Protest has been a key method of political claim-making in Jordan from the late Ottoman period to the present day. More than moments of rupture within normal-time politics, protests have been central to challenging state power, as well as reproducing it—and the spatial dynamics of protests play a central role in the construction of both state and society. With this book, Jillian Schwedler considers how space and geography influence protests and repression, and, in challenging conventional narratives of Hashemite state-making, offers the first in-depth study of rebellion in Jordan.
Based on twenty-five years of field research, Protesting Jordan examines protests as they are situated in the built environment, bringing together considerations of networks, spatial imaginaries, space and place-making, and political geographies at local, national, regional, and global scales. Schwedler considers the impact of time and temporality in the lifecycles of individual movements. Through a mixed interpretive methodology, this book illuminates the geographies of power and dissent and the spatial practices of protest and repression, highlighting the political stakes of competing narratives about Jordan's past, present, and future.
About the author
Jillian Schwedler is Professor of Political Science at Hunter College and the Graduate Center, City University of New York. She is the author of Faith in Moderation: Islamist Parties in Jordan and Yemen (2006).

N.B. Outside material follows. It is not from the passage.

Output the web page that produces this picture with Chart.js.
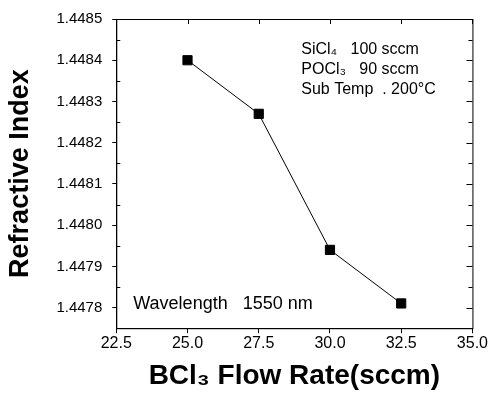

"Protesting Jordan offers readers of Arab politics and contentious politics alike a narrative of how protest shapes how states reproduce their power and, in turn, reshape protest. Jillian Schwedler blends a deep immersion in the Middle East with a firm grasp of contentious politics theory in this thought-provoking book."
—Sidney Tarrow, Cornell University
"Superbly researched, Protesting Jordan provides a fascinating and groundbreaking alternative history of Jordan. Jillian Schwedler skillfully unpacks and challenges traditional accounts of state-making in Jordan as a top-down process. An essential read for those seeking to better understand Jordan's history and how protests maintain state power."
—Janine Clark, University of Toronto
"It's not just the best book I've read about Jordan... but also one of the very best political science books I've read this year... Protesting Jordan should be a must read for scholars of the Middle East and of comparative politics more broadly, as well as for analysts, journalists and policymakers trying to understand the country's politics."
—Marc Lynch, Abu Aardvark
"[Protesting Jordan] gives a detailed and rich account of Jordan's social and political history, showing how repertoires of protest and repression created, transformed, and continue to afect state and society in Jordan. But the book is also written in a way that makes it essential reading for any scholar interested in protests, repression, and state development – not just in Jordan, but indeed anywhere else."
—Curtis R. Ryan, APSA MENA Newsletter
"Protesting Jordan is an important contribution to the study of protest. It is a cry and demand not only for scholars to carry on the critical work of studying popular struggle to illuminate its social significance but to forge novel approaches to understand the state, its political economy and urban form."
—Deen Sharp, APSA MENA Newsletter
"Schwedler's work pushes us to think about the effects of social movements above and beyond narrow conceptions of success or failure; the book traces and convincingly demonstrates the myriad ways that regimes learn from protest activity and deploy repressive state power through the construction (or lack thereof) of cities and communities."
—Summer Forester, APSA MENA Newsletter
"Protesting Jordan is a wonderful read and an ambitious model for writing contentious politics into political history. ... Schwedler is one of our field's great ethnographic writers, and her keen eye for meaningful details and almost-imperceptible shifts in power relations rendered this routine set of protests into powerful grounds for theorizing about the everyday work of contention."